Just read Machiavelli’s The Prince to see all the tactics that have worked
for every society, including America. That the Democratic candidate still got
more votes [than Gore in 2000] and more people voted than ever before doesn’t
mean we did something wrong. It means the other side had slightly more money
and a war. If that only got them 3 million votes and the smallest margin of
any president elected, it doesn’t mean it’s the time to watch our language.
It means it’s the time to attack.


“We don’t need more politicians who are carefully framing
their positions,” Gunther concludes. “We need activists who are willing
to make some enemies.” It won’t necessarily guarantee a Democrat in the
White House four years from now, he admits, but who knows for sure what will?

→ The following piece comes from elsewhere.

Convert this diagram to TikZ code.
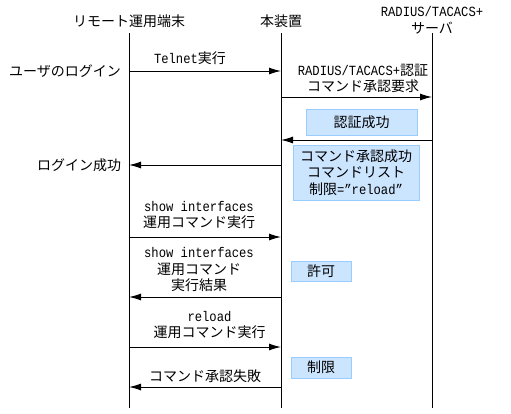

“Being on the left isn’t about winning and dominating,” he says. “It’s
about aligning yourself with the values your culture holds dear; it’s about
social justice. That’s not a fight that’s ever won for good, because there will
always be bad, greedy people, and you will always have to fight them when they
come to power.” In the meantime, “You can teach new cultural habits
to people.” Energy conservation, for instance, is a goal that turns out
to be wildly popular among Americans — in the summer of 2003, a full 86 percent
of 1,500 respondents in a survey “somewhat” or “strongly”
agreed with the statement that President Bush should come out and ask Americans
to conserve energy.

The poll was conducted by Frank Luntz.